Allo stesso tempo, la pandemia in molti luoghi ha reso particolarmente chiaro quanto sia importante la globalizzazione per il nostro “sistema immunitario” economico e sociale.

Durante questa crisi, molte aziende che operano a livello globale si sono trovate in una posizione molto migliore rispetto alle aziende con un focus puramente nazionale o regionale.
Ciò ha senso: le società che operano in un solo paese sono interamente in balia della situazione locale.

Le aziende che operano in molti paesi, d’altra parte, sono più forti e più flessibili.
All’inizio della crisi, ad esempio, le società globali con attività commerciali in Cina hanno sofferto delle prime chiusure. Ma questo svantaggio iniziale si è trasformato in un vantaggio, con la ripresa in Cina che ora fornisce una spinta alle aziende che conducono affari lì.

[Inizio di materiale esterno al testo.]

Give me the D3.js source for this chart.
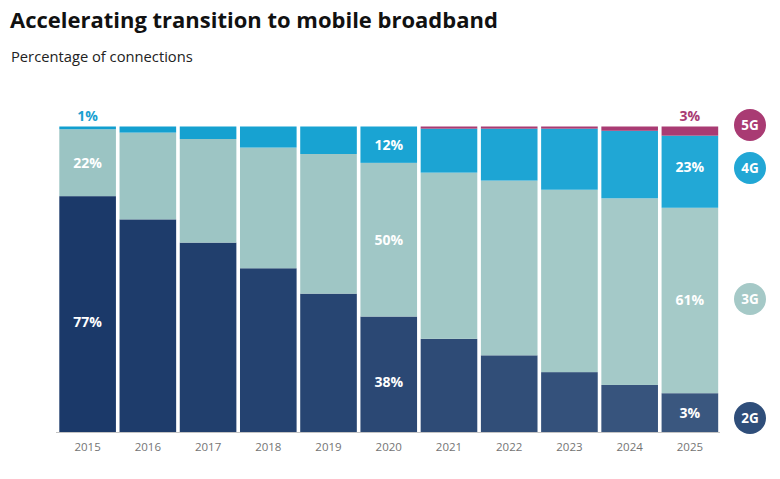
<!DOCTYPE html>
<html>
<head>
<meta charset="utf-8">
<script src="https://cdn.jsdelivr.net/npm/d3@7"></script>
<style>
  body { margin: 0; background: #fff; }
  svg text { font-family: "Open Sans", "DejaVu Sans", sans-serif; }
</style>
</head>
<body>
<div id="chart"></div>
<script>
// data (share of connections, %)
var years = ["2015","2016","2017","2018","2019","2020","2021","2022","2023","2024","2025"];
var techs = ["2G","3G","4G","5G"];
var g2 = [77.2, 69.6, 62.0, 53.6, 45.3, 37.8, 30.5, 25.1, 19.6, 15.4, 12.7];
var g3 = [21.9, 28.4, 33.9, 39.5, 45.7, 50.3, 54.4, 57.2, 59.7, 61.1, 60.7];
var g4 = [0.9, 2.0, 4.1, 6.9, 9.0, 11.9, 14.4, 17.0, 20.0, 22.1, 23.6];
var g5 = [0, 0, 0, 0, 0, 0, 0.7, 0.7, 0.7, 1.4, 3.0];

// value labels printed on the chart
var labelYears = ["2015","2015","2015","2020","2020","2020","2025","2025","2025","2025"];
var labelTechs = ["4G","3G","2G","4G","3G","2G","5G","4G","3G","2G"];
var labelTexts = ["1%","22%","77%","12%","50%","38%","3%","23%","61%","3%"];

var W = 780, H = 479;
var svg = d3.select("#chart").append("svg")
  .attr("width", W)
  .attr("height", H);

var rows = years.map(function(y, i){
  return {year: y, "2G": g2[i], "3G": g3[i], "4G": g4[i], "5G": g5[i]};
});
var stacked = d3.stack().keys(techs)(rows);

var x = d3.scaleBand().domain(years).range([57.5, 720]).paddingInner(0.06).paddingOuter(0.03);
var y = d3.scaleLinear().domain([0, 100]).range([432, 126.5]);

// 2G and 3G darken slightly toward the early years in the original
var col2G = d3.scaleLinear().domain([0, years.length-1]).range(["#1b3969", "#3a577f"]);
var col3G = d3.scaleLinear().domain([0, years.length-1]).range(["#9bc4c3", "#a5cac8"]);
var col4G = d3.scaleLinear().domain([0, years.length-1]).range(["#129fcf", "#22a8d6"]);
function fillFor(key, i){
  if (key=="2G") return col2G(i);
  if (key=="3G") return col3G(i);
  if (key=="4G") return col4G(i);
  return "#a93b73";
}

/* bars */
svg.selectAll("g.layer")
  .data(stacked)
  .enter()
  .append("g")
  .attr("class","layer")
  .each(function(layer){
    d3.select(this).selectAll("rect")
      .data(layer)
      .enter()
      .append("rect")
      .attr("x", function(d){return x(d.data.year);})
      .attr("width", x.bandwidth())
      .attr("y", function(d){return y(d[1]);})
      .attr("height", function(d){return y(d[0]) - y(d[1]);})
      .attr("fill", function(d,i){return fillFor(layer.key, i);});
  });

/* axis */
var xAxis = d3.axisBottom(x).tickSize(0).tickPadding(11);
var ax = svg.append("g").attr("transform","translate(0,432)").call(xAxis);
ax.select(".domain").attr("stroke","#c4c4c4").attr("stroke-width",1.2)
  .attr("d","M56,0.5H720");
ax.selectAll("text").attr("fill","#747474").attr("font-size",11.5).attr("font-family","\"Open Sans\", sans-serif");

/* value labels */
var labels = labelTexts.map(function(t, i){
  var li = years.indexOf(labelYears[i]);
  var layer = stacked[techs.indexOf(labelTechs[i])][li];
  return {text: t, year: labelYears[i], tech: labelTechs[i], lo: layer[0], hi: layer[1]};
});
svg.selectAll("text.val")
  .data(labels)
  .enter()
  .append("text")
  .attr("class","val")
  .attr("text-anchor","middle")
  .attr("x", function(d){return x(d.year) + x.bandwidth()/2;})
  .attr("y", function(d){
    // thin top slivers get their label above the bar
    if (d.hi - d.lo < 5) return y(100) - 6;
    // big 2G blocks sit their label a little below centre, as in the original
    var mid = (y(d.lo) + y(d.hi))/2 + 5;
    if (d.tech=="2G" && d.hi - d.lo > 30) mid += 8;
    if (d.tech=="4G" && d.hi - d.lo > 20) mid -= 5;
    return mid;
  })
  .attr("font-size", 14)
  .attr("font-weight", 700)
  .attr("fill", function(d){
    if (d.hi - d.lo < 5) return d.tech=="5G" ? "#a93b73" : "#1a9fd0";
    return "#ffffff";
  })
  .text(function(d){return d.text;});

/* legend */
var legendY = {"5G": 125, "4G": 168, "3G": 299, "2G": 418};
var legendCol = {"5G": "#a93b73", "4G": "#22a7d5", "3G": "#a5c9c7", "2G": "#2f4e7a"};
var leg = svg.selectAll("g.leg")
  .data(techs.slice().reverse())
  .enter()
  .append("g")
  .attr("class","leg")
  .attr("transform", function(d){return "translate(750," + legendY[d] + ")";});
leg.append("circle").attr("r",16).attr("fill", function(d){return legendCol[d];});
leg.append("text")
  .attr("text-anchor","middle")
  .attr("y",5)
  .attr("font-size",13.5)
  .attr("font-weight",700)
  .attr("fill","#fff")
  .text(function(d){return d;});

/* title */
var title = svg.append("text")
  .attr("x",10).attr("y",28)
  .attr("font-size",23)
  .attr("font-weight",700)
  .attr("fill","#111")
  .text("Accelerating transition to mobile broadband");
var tw = title.node().getComputedTextLength();
title.attr("font-size", 23*488/tw);

var sub = svg.append("text")
  .attr("x",11).attr("y",62)
  .attr("font-size",14)
  .attr("fill","#222")
  .text("Percentage of connections");
var sw = sub.node().getComputedTextLength();
sub.attr("font-size", 14*182/sw);
</script>
</body>
</html>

Ogni settore è diverso, ovviamente, ma le aziende internazionali tendono a dimostrare maggiore resilienza in questo momento.

L’apertura mentale protegge dalla vulnerabilità

Per ragioni analoghe, credo anche che molte delle richieste di maggiore produzione interna e di rinazionalizzazione dei settori economici siano sbagliate.

Le catene di approvvigionamento nazionali non sono necessariamente più resistenti. Semmai, le catene di approvvigionamento dovranno essere più diversificate in futuro, il che significa più globalizzazione, non meno.